*Stated goal*: Repeat each line of the material exactly.

*Stored data*:
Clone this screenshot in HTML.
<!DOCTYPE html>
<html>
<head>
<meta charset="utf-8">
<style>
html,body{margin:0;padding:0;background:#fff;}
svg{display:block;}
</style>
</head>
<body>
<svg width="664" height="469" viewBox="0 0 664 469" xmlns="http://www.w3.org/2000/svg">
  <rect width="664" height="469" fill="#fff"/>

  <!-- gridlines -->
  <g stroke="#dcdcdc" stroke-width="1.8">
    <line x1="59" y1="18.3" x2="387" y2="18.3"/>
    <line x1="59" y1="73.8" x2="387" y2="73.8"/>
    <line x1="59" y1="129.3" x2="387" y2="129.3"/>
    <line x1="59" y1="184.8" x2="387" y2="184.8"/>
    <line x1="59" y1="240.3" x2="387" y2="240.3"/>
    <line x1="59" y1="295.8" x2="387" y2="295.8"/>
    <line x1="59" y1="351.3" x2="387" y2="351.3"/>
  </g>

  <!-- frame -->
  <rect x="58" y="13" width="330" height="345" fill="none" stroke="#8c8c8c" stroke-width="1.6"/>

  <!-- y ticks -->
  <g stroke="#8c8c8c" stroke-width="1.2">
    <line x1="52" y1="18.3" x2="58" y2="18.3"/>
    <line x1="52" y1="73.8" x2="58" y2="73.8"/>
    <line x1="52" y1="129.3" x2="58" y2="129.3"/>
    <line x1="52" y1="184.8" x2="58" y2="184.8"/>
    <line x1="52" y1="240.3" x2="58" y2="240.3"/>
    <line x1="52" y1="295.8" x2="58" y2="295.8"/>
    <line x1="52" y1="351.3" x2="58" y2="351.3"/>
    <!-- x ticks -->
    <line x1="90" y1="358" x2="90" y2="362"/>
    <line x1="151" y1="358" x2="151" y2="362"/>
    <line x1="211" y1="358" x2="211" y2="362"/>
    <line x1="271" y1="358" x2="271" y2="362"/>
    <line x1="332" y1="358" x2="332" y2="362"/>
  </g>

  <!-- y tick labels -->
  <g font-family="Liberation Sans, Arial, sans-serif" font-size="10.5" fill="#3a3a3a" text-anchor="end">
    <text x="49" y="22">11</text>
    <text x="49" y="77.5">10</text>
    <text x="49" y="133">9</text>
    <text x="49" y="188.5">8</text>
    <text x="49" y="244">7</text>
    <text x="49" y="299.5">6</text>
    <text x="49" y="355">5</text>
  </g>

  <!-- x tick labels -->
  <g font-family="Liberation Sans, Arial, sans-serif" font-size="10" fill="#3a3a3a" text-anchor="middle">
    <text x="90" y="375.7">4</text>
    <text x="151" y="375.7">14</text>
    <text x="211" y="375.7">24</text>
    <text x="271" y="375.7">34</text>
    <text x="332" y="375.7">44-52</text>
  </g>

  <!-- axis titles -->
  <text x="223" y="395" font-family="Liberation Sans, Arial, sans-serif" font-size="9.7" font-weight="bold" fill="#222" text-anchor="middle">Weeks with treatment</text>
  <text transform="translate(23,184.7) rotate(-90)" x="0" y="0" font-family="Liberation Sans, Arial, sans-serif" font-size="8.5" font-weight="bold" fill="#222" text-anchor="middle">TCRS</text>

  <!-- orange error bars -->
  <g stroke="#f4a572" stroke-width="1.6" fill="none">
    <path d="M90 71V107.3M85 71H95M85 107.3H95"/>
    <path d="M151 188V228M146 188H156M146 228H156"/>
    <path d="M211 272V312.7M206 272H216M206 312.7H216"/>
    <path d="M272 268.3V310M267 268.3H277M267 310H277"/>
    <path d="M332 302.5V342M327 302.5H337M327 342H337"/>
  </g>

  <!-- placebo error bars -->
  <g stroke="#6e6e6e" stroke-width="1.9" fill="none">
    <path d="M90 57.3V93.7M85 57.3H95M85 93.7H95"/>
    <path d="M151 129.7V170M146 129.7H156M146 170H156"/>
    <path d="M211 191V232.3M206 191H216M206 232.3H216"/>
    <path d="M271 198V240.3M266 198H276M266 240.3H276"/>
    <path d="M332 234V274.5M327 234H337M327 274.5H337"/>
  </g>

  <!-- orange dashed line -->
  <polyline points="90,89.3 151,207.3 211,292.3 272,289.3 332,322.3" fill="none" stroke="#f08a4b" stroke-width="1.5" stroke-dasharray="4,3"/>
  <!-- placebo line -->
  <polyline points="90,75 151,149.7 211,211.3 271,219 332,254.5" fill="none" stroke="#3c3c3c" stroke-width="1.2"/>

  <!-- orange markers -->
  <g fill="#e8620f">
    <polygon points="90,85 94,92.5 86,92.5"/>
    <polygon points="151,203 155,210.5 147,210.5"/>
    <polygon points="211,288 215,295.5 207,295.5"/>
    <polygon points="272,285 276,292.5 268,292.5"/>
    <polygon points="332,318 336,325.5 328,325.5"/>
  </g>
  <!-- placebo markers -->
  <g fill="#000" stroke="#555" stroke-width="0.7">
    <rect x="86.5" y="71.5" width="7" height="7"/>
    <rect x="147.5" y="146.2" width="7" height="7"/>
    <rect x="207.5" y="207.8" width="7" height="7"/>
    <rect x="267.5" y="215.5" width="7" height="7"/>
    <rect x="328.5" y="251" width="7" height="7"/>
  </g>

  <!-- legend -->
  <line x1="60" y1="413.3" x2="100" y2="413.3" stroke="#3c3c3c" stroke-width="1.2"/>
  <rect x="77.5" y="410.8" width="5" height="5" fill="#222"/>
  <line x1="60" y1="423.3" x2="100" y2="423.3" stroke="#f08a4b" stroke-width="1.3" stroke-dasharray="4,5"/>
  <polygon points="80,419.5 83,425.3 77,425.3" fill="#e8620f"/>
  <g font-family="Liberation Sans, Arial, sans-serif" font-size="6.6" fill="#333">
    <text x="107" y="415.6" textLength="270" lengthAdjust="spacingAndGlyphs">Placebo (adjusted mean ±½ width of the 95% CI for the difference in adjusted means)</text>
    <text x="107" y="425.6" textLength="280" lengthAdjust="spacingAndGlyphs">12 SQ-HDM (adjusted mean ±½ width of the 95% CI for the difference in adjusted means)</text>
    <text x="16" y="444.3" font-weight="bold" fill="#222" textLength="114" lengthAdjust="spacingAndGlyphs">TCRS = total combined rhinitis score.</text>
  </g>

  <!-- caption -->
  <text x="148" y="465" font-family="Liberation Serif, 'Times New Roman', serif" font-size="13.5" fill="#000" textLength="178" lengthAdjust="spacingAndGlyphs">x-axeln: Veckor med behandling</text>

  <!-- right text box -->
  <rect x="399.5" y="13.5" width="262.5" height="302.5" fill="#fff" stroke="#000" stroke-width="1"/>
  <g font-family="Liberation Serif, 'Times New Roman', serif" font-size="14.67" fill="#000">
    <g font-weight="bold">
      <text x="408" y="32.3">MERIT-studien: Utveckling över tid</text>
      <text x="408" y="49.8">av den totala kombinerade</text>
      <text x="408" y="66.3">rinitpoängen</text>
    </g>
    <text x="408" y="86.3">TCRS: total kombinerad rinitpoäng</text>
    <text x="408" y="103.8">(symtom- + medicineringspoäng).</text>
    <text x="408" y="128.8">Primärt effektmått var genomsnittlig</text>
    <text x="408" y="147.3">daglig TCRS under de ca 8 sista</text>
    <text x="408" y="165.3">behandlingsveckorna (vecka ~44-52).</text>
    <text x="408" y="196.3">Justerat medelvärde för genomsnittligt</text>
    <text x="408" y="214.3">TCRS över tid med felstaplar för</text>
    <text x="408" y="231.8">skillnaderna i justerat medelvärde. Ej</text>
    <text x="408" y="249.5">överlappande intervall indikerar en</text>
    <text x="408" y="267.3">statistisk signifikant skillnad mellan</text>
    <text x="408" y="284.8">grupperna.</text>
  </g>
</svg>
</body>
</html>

*Result of this task*:
Clone this screenshot in HTML.
<!DOCTYPE html>
<html>
<head>
<meta charset="utf-8">
<style>
html,body{margin:0;padding:0;background:#fff;}
svg{display:block;}
</style>
</head>
<body>
<svg width="664" height="469" viewBox="0 0 664 469" xmlns="http://www.w3.org/2000/svg">
  <rect width="664" height="469" fill="#fff"/>

  <!-- gridlines -->
  <g stroke="#dcdcdc" stroke-width="1.8">
    <line x1="59" y1="18.3" x2="387" y2="18.3"/>
    <line x1="59" y1="73.8" x2="387" y2="73.8"/>
    <line x1="59" y1="129.3" x2="387" y2="129.3"/>
    <line x1="59" y1="184.8" x2="387" y2="184.8"/>
    <line x1="59" y1="240.3" x2="387" y2="240.3"/>
    <line x1="59" y1="295.8" x2="387" y2="295.8"/>
    <line x1="59" y1="351.3" x2="387" y2="351.3"/>
  </g>

  <!-- frame -->
  <rect x="58" y="13" width="330" height="345" fill="none" stroke="#8c8c8c" stroke-width="1.6"/>

  <!-- y ticks -->
  <g stroke="#8c8c8c" stroke-width="1.2">
    <line x1="52" y1="18.3" x2="58" y2="18.3"/>
    <line x1="52" y1="73.8" x2="58" y2="73.8"/>
    <line x1="52" y1="129.3" x2="58" y2="129.3"/>
    <line x1="52" y1="184.8" x2="58" y2="184.8"/>
    <line x1="52" y1="240.3" x2="58" y2="240.3"/>
    <line x1="52" y1="295.8" x2="58" y2="295.8"/>
    <line x1="52" y1="351.3" x2="58" y2="351.3"/>
    <!-- x ticks -->
    <line x1="90" y1="358" x2="90" y2="362"/>
    <line x1="151" y1="358" x2="151" y2="362"/>
    <line x1="211" y1="358" x2="211" y2="362"/>
    <line x1="271" y1="358" x2="271" y2="362"/>
    <line x1="332" y1="358" x2="332" y2="362"/>
  </g>

  <!-- y tick labels -->
  <g font-family="Liberation Sans, Arial, sans-serif" font-size="10.5" fill="#3a3a3a" text-anchor="end">
    <text x="49" y="22">11</text>
    <text x="49" y="77.5">10</text>
    <text x="49" y="133">9</text>
    <text x="49" y="188.5">8</text>
    <text x="49" y="244">7</text>
    <text x="49" y="299.5">6</text>
    <text x="49" y="355">5</text>
  </g>

  <!-- x tick labels -->
  <g font-family="Liberation Sans, Arial, sans-serif" font-size="10" fill="#3a3a3a" text-anchor="middle">
    <text x="90" y="375.7">4</text>
    <text x="151" y="375.7">14</text>
    <text x="211" y="375.7">24</text>
    <text x="271" y="375.7">34</text>
    <text x="332" y="375.7">44-52</text>
  </g>

  <!-- axis titles -->
  <text x="223" y="395" font-family="Liberation Sans, Arial, sans-serif" font-size="9.7" font-weight="bold" fill="#222" text-anchor="middle">Weeks with treatment</text>
  <text transform="translate(23,184.7) rotate(-90)" x="0" y="0" font-family="Liberation Sans, Arial, sans-serif" font-size="8.5" font-weight="bold" fill="#222" text-anchor="middle">TCRS</text>

  <!-- orange error bars -->
  <g stroke="#f4a572" stroke-width="1.6" fill="none">
    <path d="M90 71V107.3M85 71H95M85 107.3H95"/>
    <path d="M151 188V228M146 188H156M146 228H156"/>
    <path d="M211 272V312.7M206 272H216M206 312.7H216"/>
    <path d="M272 268.3V310M267 268.3H277M267 310H277"/>
    <path d="M332 302.5V342M327 302.5H337M327 342H337"/>
  </g>

  <!-- placebo error bars -->
  <g stroke="#6e6e6e" stroke-width="1.9" fill="none">
    <path d="M90 57.3V93.7M85 57.3H95M85 93.7H95"/>
    <path d="M151 129.7V170M146 129.7H156M146 170H156"/>
    <path d="M211 191V232.3M206 191H216M206 232.3H216"/>
    <path d="M271 198V240.3M266 198H276M266 240.3H276"/>
    <path d="M332 234V274.5M327 234H337M327 274.5H337"/>
  </g>

  <!-- orange dashed line -->
  <polyline points="90,89.3 151,207.3 211,292.3 272,289.3 332,322.3" fill="none" stroke="#f08a4b" stroke-width="1.5" stroke-dasharray="4,3"/>
  <!-- placebo line -->
  <polyline points="90,75 151,149.7 211,211.3 271,219 332,254.5" fill="none" stroke="#3c3c3c" stroke-width="1.2"/>

  <!-- orange markers -->
  <g fill="#e8620f">
    <polygon points="90,85 94,92.5 86,92.5"/>
    <polygon points="151,203 155,210.5 147,210.5"/>
    <polygon points="211,288 215,295.5 207,295.5"/>
    <polygon points="272,285 276,292.5 268,292.5"/>
    <polygon points="332,318 336,325.5 328,325.5"/>
  </g>
  <!-- placebo markers -->
  <g fill="#000" stroke="#555" stroke-width="0.7">
    <rect x="86.5" y="71.5" width="7" height="7"/>
    <rect x="147.5" y="146.2" width="7" height="7"/>
    <rect x="207.5" y="207.8" width="7" height="7"/>
    <rect x="267.5" y="215.5" width="7" height="7"/>
    <rect x="328.5" y="251" width="7" height="7"/>
  </g>

  <!-- legend -->
  <line x1="60" y1="413.3" x2="100" y2="413.3" stroke="#3c3c3c" stroke-width="1.2"/>
  <rect x="77.5" y="410.8" width="5" height="5" fill="#222"/>
  <line x1="60" y1="423.3" x2="100" y2="423.3" stroke="#f08a4b" stroke-width="1.3" stroke-dasharray="4,5"/>
  <polygon points="80,419.5 83,425.3 77,425.3" fill="#e8620f"/>
  <g font-family="Liberation Sans, Arial, sans-serif" font-size="6.6" fill="#333">
    <text x="107" y="415.6" textLength="270" lengthAdjust="spacingAndGlyphs">Placebo (adjusted mean ±½ width of the 95% CI for the difference in adjusted means)</text>
    <text x="107" y="425.6" textLength="280" lengthAdjust="spacingAndGlyphs">12 SQ-HDM (adjusted mean ±½ width of the 95% CI for the difference in adjusted means)</text>
    <text x="16" y="444.3" font-weight="bold" fill="#222" textLength="114" lengthAdjust="spacingAndGlyphs">TCRS = total combined rhinitis score.</text>
  </g>

  <!-- caption -->
  <text x="148" y="465" font-family="Liberation Serif, 'Times New Roman', serif" font-size="13.5" fill="#000" textLength="178" lengthAdjust="spacingAndGlyphs">x-axeln: Veckor med behandling</text>

  <!-- right text box -->
  <rect x="399.5" y="13.5" width="262.5" height="302.5" fill="#fff" stroke="#000" stroke-width="1"/>
  <g font-family="Liberation Serif, 'Times New Roman', serif" font-size="14.67" fill="#000">
    <g font-weight="bold">
      <text x="408" y="32.3">MERIT-studien: Utveckling över tid</text>
      <text x="408" y="49.8">av den totala kombinerade</text>
      <text x="408" y="66.3">rinitpoängen</text>
    </g>
    <text x="408" y="86.3">TCRS: total kombinerad rinitpoäng</text>
    <text x="408" y="103.8">(symtom- + medicineringspoäng).</text>
    <text x="408" y="128.8">Primärt effektmått var genomsnittlig</text>
    <text x="408" y="147.3">daglig TCRS under de ca 8 sista</text>
    <text x="408" y="165.3">behandlingsveckorna (vecka ~44-52).</text>
    <text x="408" y="196.3">Justerat medelvärde för genomsnittligt</text>
    <text x="408" y="214.3">TCRS över tid med felstaplar för</text>
    <text x="408" y="231.8">skillnaderna i justerat medelvärde. Ej</text>
    <text x="408" y="249.5">överlappande intervall indikerar en</text>
    <text x="408" y="267.3">statistisk signifikant skillnad mellan</text>
    <text x="408" y="284.8">grupperna.</text>
  </g>
</svg>
</body>
</html>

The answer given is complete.